Humbug environmentalism

This from the always excellent Climate Resistance:
  • Climate scientists and science correspondents imbue statistics with undue political significance. Therefore, they have to resort to use combative rhetoric when the trends offer conflicting evidence they cannot yet explain. Rather than contradicting themselves about the significance of short term trends, and moving the goal posts constituting long terms trends, climate scientists ought to be distancing themselves from the political significance of their work. Because to do otherwise is to legitimise the very 'deniers' they seek to diminish. If 'climate science' is where politics happens, then it is not only reasonable to ask if changes in the direction of change do represent a weakness in the prevailing view, it is essential.
Weather, and short term trends, are not definitive: but neither should they be dismissed for ideological purposes, nor embraced for promotion of dogma.

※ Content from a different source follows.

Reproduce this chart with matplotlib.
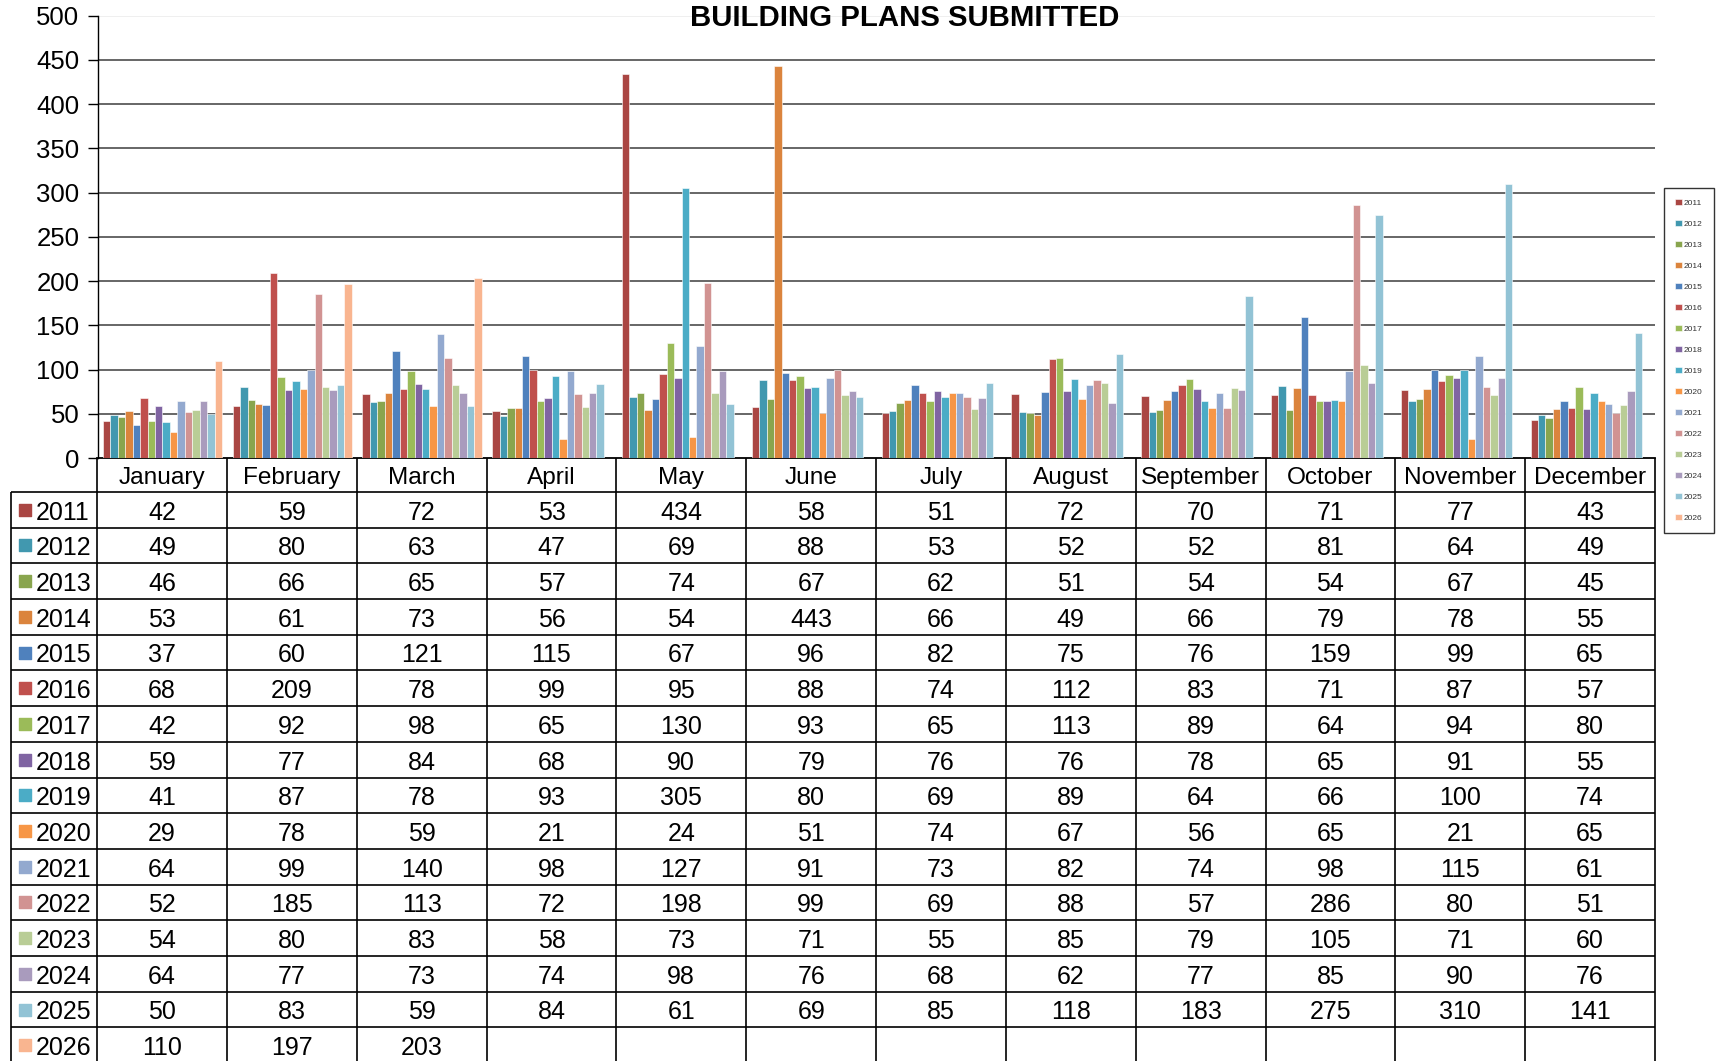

Besides, who needs to bother with any of that stuff? Just keep modifying the data so that it fits your theory. Its not as if the real temerature data are any more reliable.
Then, of course, there is the question of the whole greenhouse supposition itself: does increased carbon dioxide in the air really constitute a problem? Do increases in emissions actually cool rather than heat the atmosphere? Confused? Don't worry, so are a lot of people.

The problem with environmentalism as an ideology is that it derives all its credibility from the certitude of its science. When that science is suspect (either through weak method, contradictory empirical data and/or appeals to consensus for authority), there is an increased tendency for that science to become politicized and the fall into the domain of hucksters, prophets and profiteers.

And to support the whole edifice, well intentioned people have their idealism and civic passion injected with a heavy dose of stasist moralism, polemics and indignant rhetoric. It is both deceitful and mean spirited. Humbug.

If Dickens were alive today, Scrooge would be a climate alarmist, trading in carbon offsets, waiting for a visit from the ghost of climate's past, present and future.